In the Magical phase we had only a very rudimentary sense of self. Language was developing, blossoming organically out of our interactions with nature. We had barely started to separate from nature and at this point words were magical and potent. We couldn't know that eventually words would alienate us from nature--at this point words still had the power to fuse us with the natural world. Also in this phase there was no individual ego and no differentiated sense of space or time.

In the Mythical phase we became tool-makers, language became more developed, and we began creating mythologies--stories to explain the natural world which now was something outside of ourselves. As self separated from nature and ego began to crystallize we developed a sense of space. A conception of linear time wouldn't appear until we entered the Mental phase.

In the Mental phase we completed our separation from nature and perfected abstraction. Causality could now exist because of our linear concept of time. The sciences were born and with them the Age of Reason. Ego reached its full development and nature became something entirely Other.

And that is where we now stand, as separate from nature as we possibly could be and facing all the horrible consequences which that entails--but finally, at long last, we are awake. We've achieved full consciousness--and our fullest sense of alienation from the more-than-human world.
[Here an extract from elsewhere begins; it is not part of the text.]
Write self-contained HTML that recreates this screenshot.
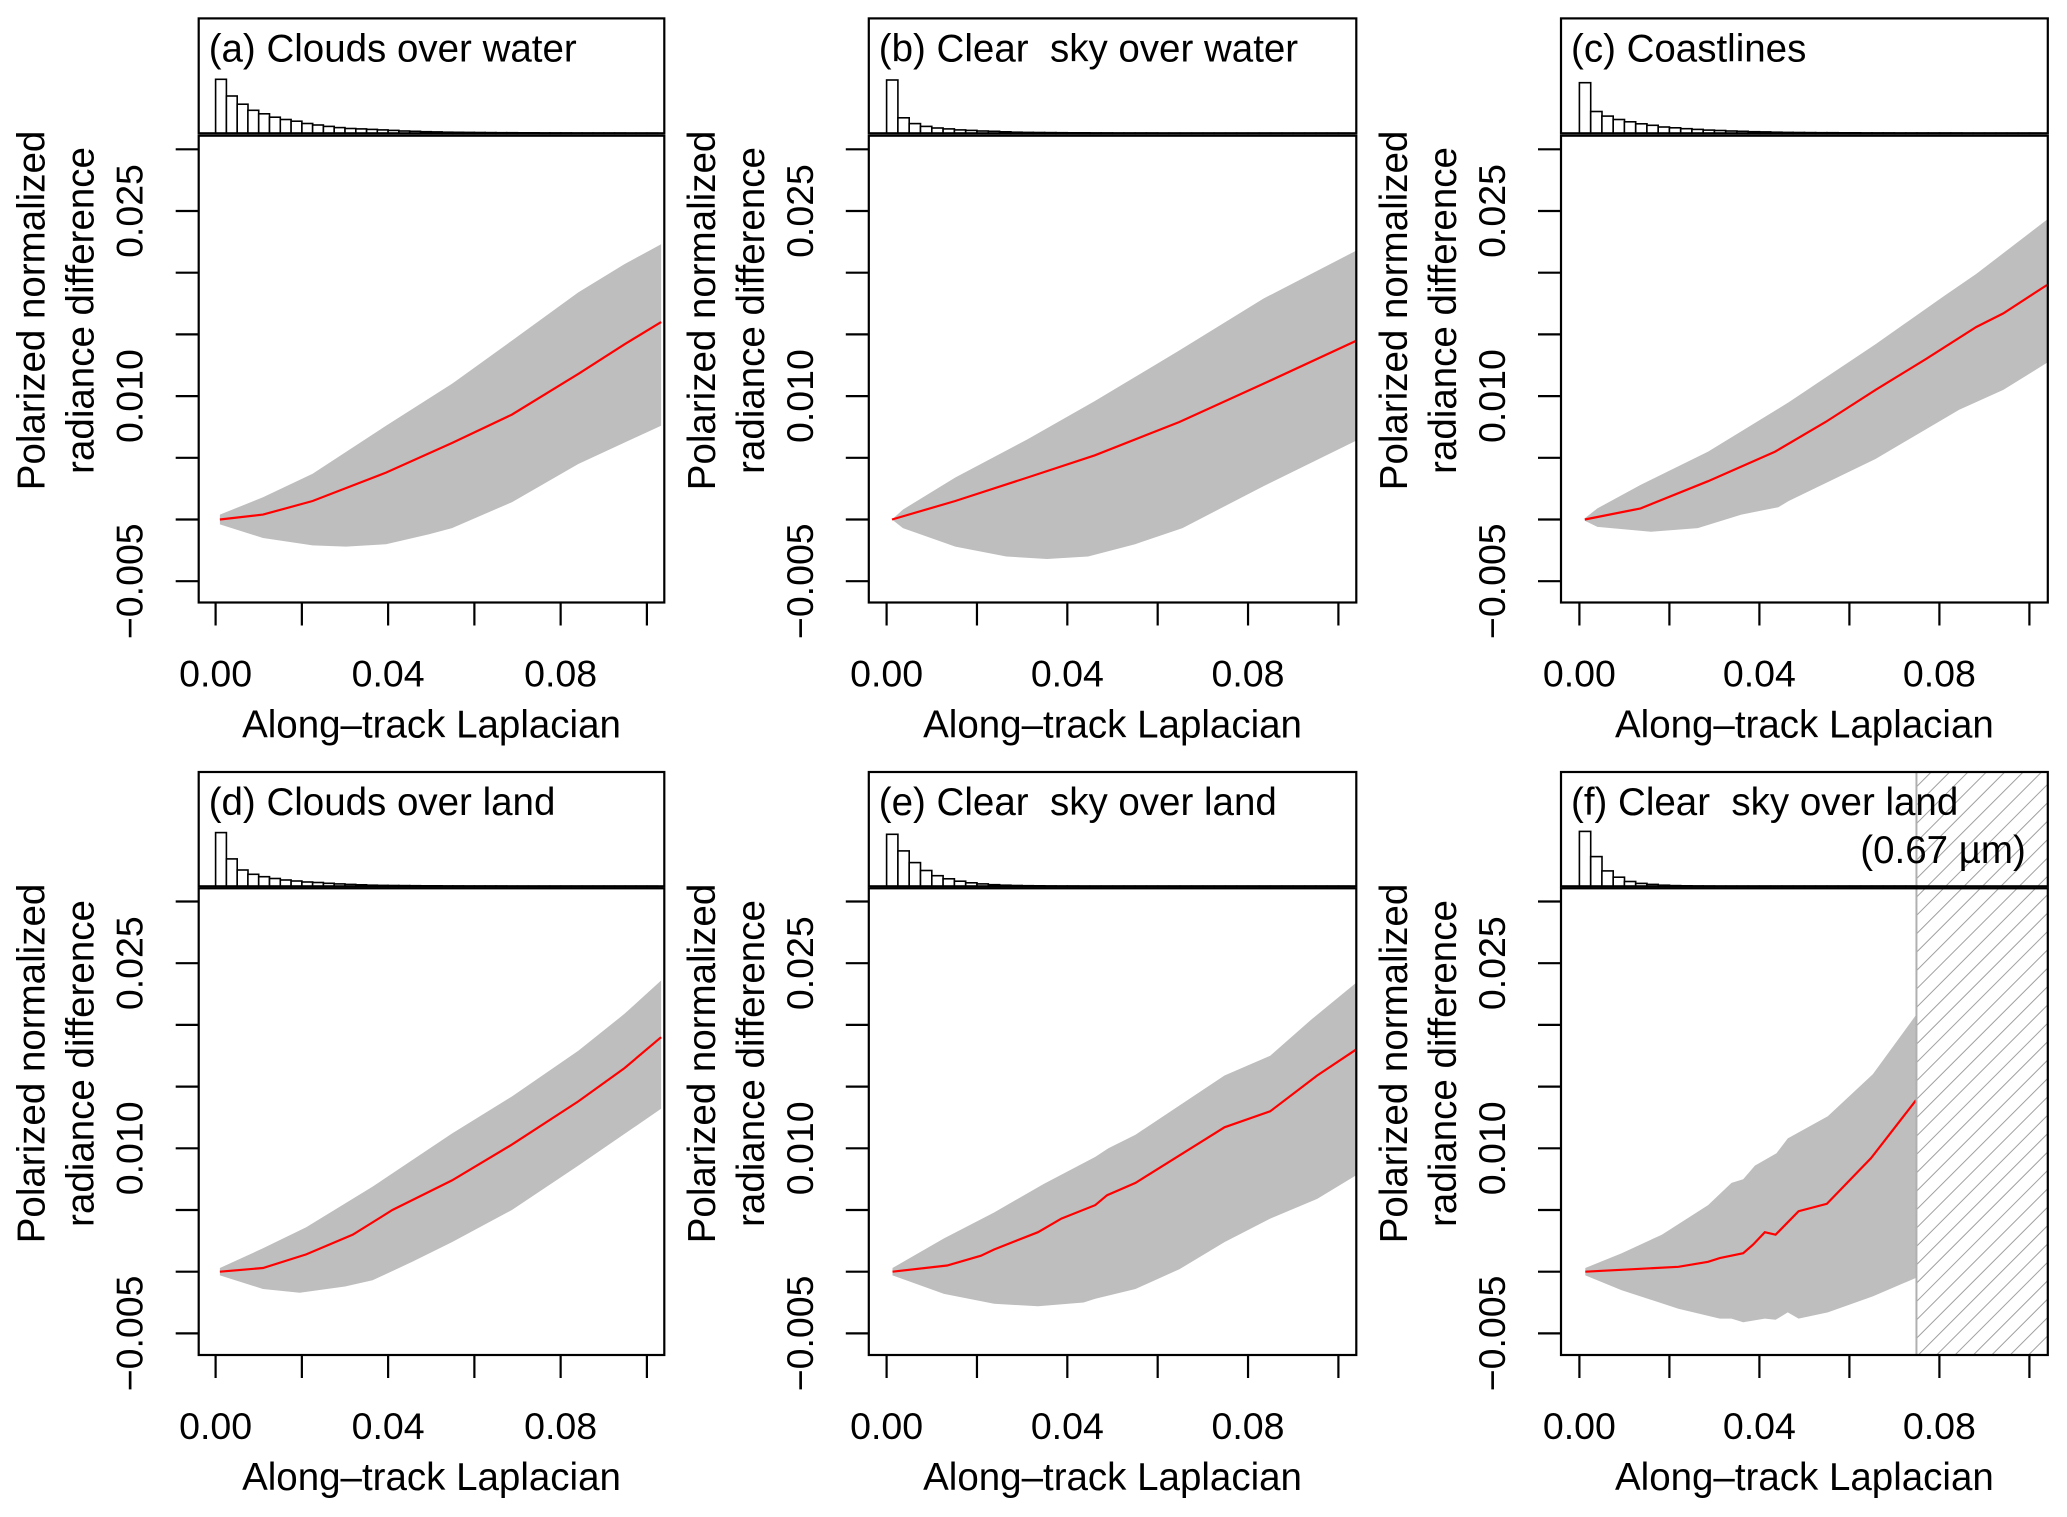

And now we stand on the cusp of a new paradigm. What will that look like? How will it feel to be that new human? How will we perceive the world? How will we interact with it? Gebser saw the next phase, the Integral, as one that would include all previous phases but would be non-temporal and non-linear. He believed we were moving towards a global type of awareness that would be relational in nature--more about the connections and relationships between things over time rather than focused on the things themselves. And while the previous three phases have been about trying to create meaning (through magical thinking, religious mythologies, and scientific reason) the next phase won’t involve all of this explaining. Rather it will be about experiencing the living, embodied meaning of things and relationships. As we begin to fuse back with the natural world, there will be less and less need to explain and our lives will become more a form of performance art. Our actions will harmoniously arise as expressions of what wants to manifest—the earth (or the universe or God) expressing itself through us.

All of this becomes difficult to express in words. Words after all are products of our Conscious But Separate phase. They create Subject and Object as tools to help us See. But in the next phase—one of reintegration—they will lose much of their significance. Language will be important, but speech not so much. And it will be the language of being, the language of life as improv.

What I want to do in upcoming posts is try to express how this new paradigm is beginning to birth itself in me—a challenging thing to attempt with words! But I find myself more and more slipping into this new way of seeing and being, and the beauty of it so overwhelms me I feel the need to attempt to share what I’m experiencing. I don’t even know if it’s possible, but I feel like I’m finally getting at what this blog is meant to be about. Who might we become? <--I’m becoming that! Now how do I express it?